Check each line of the listing below for the string "code", and copy the ones that have it.

Records to use
○ ○ ○ ○ ○
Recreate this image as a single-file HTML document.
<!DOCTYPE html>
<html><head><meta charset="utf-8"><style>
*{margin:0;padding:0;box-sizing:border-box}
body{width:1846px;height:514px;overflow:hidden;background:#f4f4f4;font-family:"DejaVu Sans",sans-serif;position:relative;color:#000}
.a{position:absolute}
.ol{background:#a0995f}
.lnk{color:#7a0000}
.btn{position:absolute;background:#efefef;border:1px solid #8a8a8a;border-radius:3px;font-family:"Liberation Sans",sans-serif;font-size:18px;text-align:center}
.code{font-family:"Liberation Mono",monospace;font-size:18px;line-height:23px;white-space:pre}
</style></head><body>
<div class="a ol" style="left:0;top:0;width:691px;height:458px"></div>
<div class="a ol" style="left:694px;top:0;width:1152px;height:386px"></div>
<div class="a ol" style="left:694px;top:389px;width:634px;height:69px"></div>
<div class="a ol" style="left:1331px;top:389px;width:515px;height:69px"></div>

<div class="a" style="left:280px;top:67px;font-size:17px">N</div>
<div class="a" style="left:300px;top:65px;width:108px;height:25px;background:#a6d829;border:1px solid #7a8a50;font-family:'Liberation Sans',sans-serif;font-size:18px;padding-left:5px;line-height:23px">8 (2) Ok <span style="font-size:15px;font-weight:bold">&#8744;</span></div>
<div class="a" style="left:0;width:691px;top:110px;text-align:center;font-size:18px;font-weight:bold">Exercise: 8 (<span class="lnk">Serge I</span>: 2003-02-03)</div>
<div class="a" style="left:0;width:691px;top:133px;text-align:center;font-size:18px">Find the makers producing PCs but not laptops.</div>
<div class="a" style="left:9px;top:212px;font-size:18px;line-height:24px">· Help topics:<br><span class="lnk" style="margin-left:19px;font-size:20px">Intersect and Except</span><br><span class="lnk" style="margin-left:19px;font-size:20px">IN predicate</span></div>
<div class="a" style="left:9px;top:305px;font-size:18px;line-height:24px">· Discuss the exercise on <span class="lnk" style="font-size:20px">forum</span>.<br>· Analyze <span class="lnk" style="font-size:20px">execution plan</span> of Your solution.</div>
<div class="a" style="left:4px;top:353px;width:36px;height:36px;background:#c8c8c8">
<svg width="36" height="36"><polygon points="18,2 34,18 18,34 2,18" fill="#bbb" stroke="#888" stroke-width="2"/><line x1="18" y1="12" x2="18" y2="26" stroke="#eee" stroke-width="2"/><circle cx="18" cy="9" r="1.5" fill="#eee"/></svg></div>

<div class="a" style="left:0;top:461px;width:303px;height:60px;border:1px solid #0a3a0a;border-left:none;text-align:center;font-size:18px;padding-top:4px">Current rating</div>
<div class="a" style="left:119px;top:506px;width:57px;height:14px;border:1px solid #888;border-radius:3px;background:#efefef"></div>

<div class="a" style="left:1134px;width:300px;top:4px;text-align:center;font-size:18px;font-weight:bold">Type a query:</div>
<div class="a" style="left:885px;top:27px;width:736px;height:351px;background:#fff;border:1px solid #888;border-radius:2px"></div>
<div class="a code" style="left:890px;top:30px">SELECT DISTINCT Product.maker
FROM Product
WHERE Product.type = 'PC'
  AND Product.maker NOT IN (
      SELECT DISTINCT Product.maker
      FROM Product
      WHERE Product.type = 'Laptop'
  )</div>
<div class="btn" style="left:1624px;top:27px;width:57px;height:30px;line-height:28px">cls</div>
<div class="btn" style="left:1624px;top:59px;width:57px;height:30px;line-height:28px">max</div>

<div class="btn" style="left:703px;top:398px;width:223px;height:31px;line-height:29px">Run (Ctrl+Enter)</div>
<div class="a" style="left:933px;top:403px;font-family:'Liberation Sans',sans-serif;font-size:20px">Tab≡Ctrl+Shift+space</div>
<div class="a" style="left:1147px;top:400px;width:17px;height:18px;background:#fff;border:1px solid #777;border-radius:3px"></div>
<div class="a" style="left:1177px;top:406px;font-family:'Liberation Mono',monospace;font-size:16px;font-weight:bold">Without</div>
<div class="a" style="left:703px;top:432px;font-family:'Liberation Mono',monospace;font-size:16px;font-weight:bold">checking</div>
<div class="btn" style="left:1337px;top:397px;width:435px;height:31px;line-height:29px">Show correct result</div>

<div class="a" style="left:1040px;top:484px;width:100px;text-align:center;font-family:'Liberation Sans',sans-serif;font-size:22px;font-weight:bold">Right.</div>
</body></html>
○ ○ ○ ○ ○
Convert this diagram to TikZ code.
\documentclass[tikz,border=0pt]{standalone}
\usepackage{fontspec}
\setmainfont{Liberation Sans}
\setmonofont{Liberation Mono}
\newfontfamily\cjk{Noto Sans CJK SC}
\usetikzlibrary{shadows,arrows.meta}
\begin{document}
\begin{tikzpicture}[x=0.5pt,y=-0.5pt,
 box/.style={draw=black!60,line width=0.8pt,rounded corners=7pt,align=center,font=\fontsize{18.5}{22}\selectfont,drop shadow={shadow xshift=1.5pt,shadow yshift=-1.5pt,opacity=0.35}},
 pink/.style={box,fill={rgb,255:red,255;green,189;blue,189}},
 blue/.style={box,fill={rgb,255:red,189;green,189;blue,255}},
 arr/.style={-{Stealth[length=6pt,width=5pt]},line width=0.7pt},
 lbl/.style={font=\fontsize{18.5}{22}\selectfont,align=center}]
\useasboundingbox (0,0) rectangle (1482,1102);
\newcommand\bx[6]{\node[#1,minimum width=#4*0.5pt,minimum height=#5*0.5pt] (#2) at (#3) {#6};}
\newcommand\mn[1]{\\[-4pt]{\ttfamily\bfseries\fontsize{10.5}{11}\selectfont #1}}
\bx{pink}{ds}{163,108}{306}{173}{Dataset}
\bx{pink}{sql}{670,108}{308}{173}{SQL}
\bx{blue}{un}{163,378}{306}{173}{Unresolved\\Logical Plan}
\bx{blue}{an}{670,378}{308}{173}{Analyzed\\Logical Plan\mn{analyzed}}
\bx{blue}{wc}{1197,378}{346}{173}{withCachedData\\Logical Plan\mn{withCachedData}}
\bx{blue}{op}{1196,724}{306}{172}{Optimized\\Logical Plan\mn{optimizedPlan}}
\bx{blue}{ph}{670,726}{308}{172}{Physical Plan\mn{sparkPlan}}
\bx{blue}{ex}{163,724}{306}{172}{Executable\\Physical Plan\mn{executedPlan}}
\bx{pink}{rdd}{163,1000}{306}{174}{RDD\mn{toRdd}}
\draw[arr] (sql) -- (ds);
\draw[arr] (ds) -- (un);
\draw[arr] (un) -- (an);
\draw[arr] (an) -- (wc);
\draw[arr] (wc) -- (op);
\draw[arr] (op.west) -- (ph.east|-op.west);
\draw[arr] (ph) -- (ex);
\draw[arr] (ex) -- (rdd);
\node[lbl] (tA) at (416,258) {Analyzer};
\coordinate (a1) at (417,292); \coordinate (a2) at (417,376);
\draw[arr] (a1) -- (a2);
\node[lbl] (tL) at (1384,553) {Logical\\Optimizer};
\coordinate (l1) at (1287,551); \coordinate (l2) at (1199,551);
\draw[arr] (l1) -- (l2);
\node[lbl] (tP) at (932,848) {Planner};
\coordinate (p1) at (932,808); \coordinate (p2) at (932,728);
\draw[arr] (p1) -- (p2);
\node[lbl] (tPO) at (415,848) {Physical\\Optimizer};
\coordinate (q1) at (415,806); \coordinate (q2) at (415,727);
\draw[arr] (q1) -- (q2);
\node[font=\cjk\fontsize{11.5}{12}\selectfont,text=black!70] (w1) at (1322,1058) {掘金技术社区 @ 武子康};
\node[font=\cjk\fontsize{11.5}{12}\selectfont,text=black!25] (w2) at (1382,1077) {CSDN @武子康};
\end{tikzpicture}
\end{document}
○ ○ ○ ○ ○
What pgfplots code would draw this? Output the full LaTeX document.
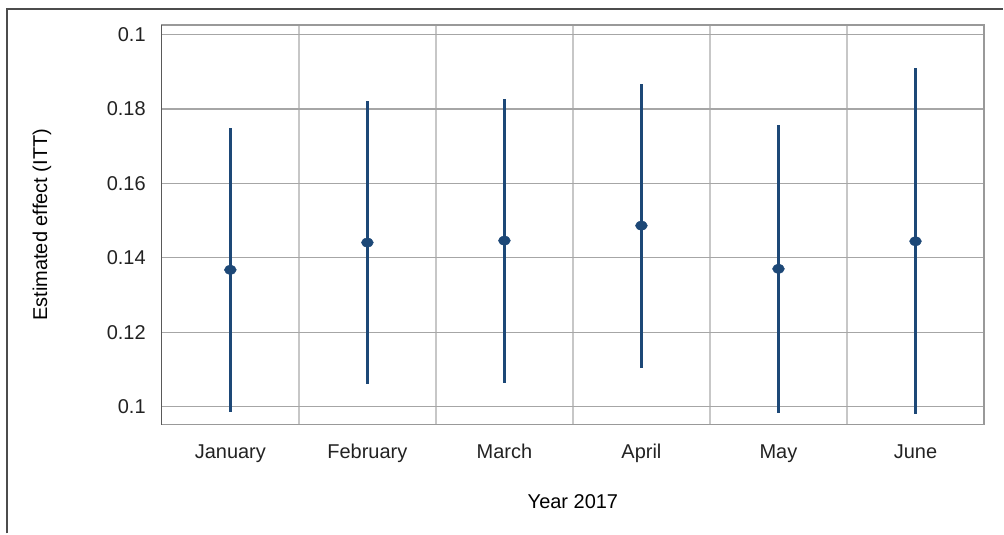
○ ○ ○ ○ ○
Final answer
.code{font-family:"Liberation Mono",monospace;font-size:18px;line-height:23px;white-space:pre}
<div class="a code" style="left:890px;top:30px">SELECT DISTINCT Product.maker
Convert this diagram to TikZ code.
What pgfplots code would draw this? Output the full LaTeX document.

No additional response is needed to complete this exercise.